**Dataset rows**
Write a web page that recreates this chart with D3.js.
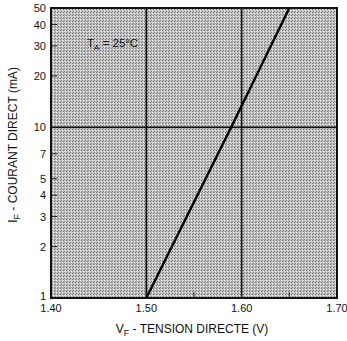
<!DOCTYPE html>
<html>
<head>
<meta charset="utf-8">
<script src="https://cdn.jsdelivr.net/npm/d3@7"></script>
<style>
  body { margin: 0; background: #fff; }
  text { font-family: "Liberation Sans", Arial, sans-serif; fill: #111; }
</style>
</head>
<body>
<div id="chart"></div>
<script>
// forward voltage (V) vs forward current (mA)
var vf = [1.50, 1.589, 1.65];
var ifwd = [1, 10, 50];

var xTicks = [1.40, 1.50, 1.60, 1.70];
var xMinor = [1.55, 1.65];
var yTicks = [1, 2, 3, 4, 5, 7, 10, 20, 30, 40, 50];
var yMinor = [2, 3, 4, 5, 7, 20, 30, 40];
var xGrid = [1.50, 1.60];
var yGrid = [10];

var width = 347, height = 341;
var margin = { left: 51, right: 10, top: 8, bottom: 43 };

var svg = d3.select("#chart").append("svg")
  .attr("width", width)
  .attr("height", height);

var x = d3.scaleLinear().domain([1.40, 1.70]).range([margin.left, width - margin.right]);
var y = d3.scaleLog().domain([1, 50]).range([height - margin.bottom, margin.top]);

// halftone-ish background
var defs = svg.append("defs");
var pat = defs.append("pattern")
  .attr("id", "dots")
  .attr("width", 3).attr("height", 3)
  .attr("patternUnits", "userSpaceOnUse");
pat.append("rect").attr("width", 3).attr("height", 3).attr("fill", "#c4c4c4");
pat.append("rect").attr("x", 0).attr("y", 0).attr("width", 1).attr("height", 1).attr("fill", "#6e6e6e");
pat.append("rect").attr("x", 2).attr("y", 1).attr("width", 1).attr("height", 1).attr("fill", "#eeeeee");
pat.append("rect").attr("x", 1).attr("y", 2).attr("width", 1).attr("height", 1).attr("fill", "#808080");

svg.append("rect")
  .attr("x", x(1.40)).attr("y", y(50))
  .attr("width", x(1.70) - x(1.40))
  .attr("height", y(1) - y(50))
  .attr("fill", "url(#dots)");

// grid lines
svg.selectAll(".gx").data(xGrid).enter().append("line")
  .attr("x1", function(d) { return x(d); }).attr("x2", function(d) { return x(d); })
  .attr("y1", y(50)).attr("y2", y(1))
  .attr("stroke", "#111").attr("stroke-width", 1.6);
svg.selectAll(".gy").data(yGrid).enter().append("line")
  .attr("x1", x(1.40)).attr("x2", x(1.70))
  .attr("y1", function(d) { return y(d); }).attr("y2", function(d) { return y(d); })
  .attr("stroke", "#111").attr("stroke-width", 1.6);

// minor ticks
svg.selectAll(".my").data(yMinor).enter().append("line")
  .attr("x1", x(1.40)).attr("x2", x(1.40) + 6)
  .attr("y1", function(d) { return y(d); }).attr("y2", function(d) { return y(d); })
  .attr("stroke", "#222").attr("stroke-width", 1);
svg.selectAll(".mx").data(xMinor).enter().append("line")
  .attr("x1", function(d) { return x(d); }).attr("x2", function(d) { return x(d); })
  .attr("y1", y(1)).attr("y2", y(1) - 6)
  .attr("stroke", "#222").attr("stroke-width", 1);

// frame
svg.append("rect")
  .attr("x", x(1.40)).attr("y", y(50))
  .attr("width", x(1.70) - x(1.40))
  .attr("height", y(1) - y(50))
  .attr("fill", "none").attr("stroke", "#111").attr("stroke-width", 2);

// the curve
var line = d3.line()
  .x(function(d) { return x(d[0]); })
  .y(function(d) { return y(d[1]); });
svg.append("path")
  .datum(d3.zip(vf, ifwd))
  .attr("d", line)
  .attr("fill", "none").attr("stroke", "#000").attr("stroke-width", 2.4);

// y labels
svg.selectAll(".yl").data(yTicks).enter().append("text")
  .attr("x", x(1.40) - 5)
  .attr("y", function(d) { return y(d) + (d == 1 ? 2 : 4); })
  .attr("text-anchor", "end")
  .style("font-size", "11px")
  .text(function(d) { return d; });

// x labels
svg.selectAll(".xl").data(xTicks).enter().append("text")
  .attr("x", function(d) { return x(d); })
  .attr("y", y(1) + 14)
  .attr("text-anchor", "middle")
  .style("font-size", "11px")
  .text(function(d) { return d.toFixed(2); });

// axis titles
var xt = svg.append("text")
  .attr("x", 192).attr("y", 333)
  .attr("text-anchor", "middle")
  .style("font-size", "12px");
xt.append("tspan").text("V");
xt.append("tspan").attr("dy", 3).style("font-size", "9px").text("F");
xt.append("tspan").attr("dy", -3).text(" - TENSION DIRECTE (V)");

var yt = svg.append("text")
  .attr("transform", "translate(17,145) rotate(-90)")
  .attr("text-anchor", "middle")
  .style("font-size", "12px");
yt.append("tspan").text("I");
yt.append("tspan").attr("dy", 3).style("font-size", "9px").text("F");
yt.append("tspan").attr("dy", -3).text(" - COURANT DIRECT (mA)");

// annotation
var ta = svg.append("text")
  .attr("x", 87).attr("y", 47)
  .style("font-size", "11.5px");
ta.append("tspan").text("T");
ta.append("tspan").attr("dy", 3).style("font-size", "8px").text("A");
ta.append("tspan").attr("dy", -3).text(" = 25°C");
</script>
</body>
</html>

* * *

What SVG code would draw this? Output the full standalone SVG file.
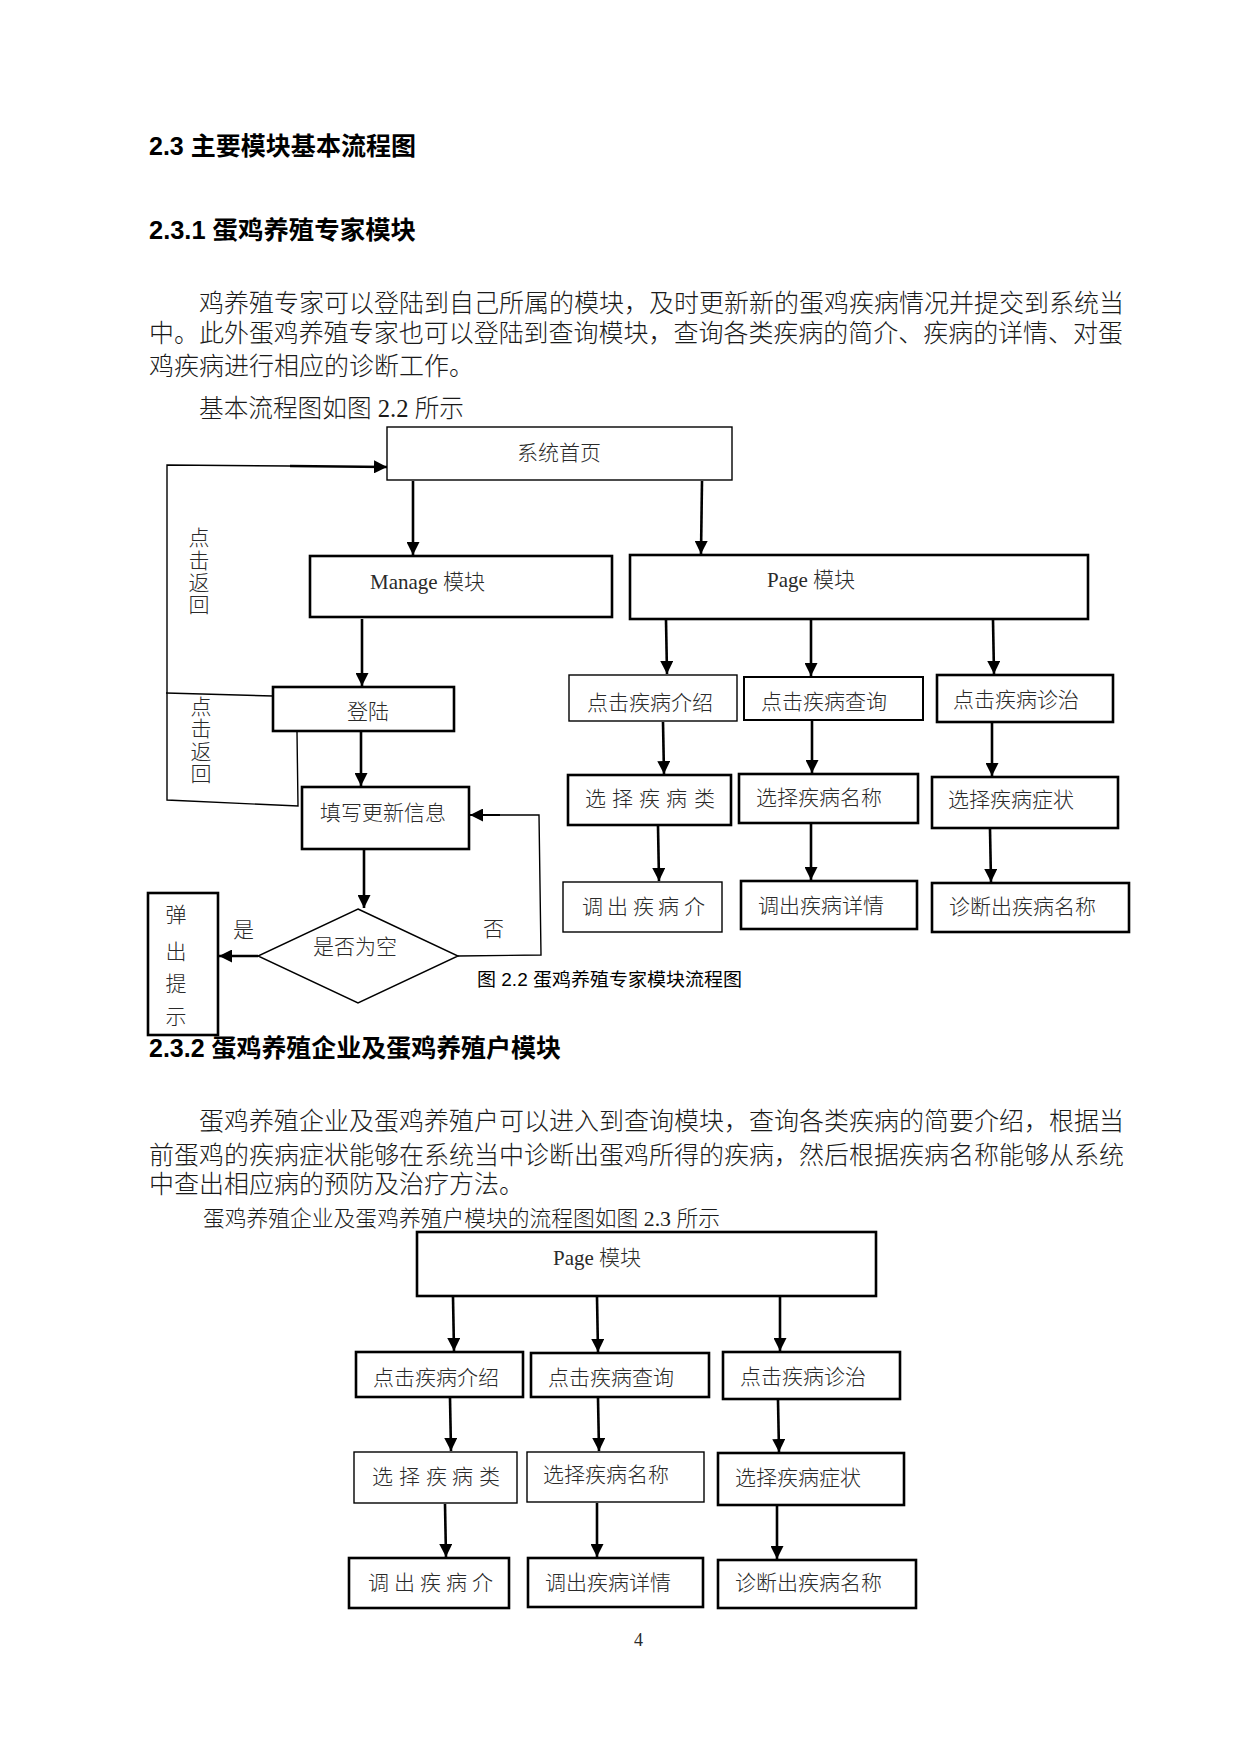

==

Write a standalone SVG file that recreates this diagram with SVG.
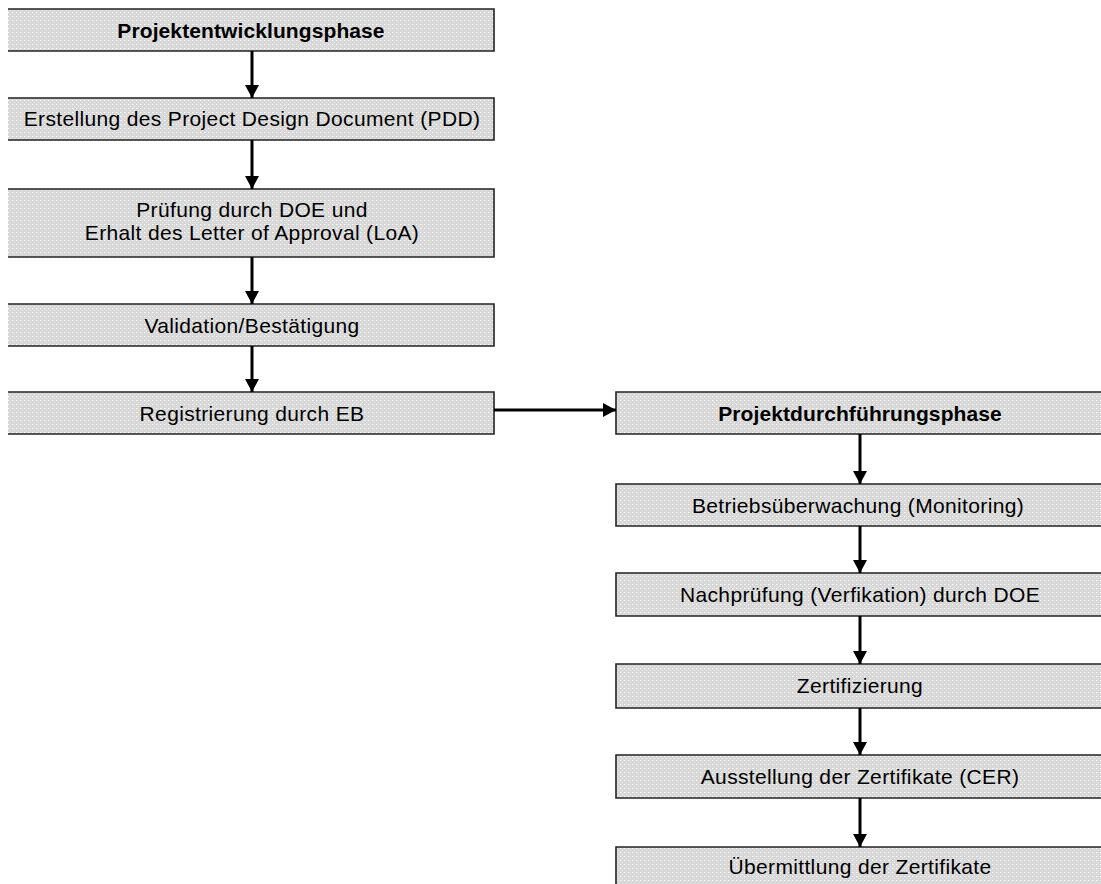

**Task to carry out**
Pull out the lines above in which the word "with" appears.

**In response**
Write a web page that recreates this chart with D3.js.
Write a standalone SVG file that recreates this diagram with SVG.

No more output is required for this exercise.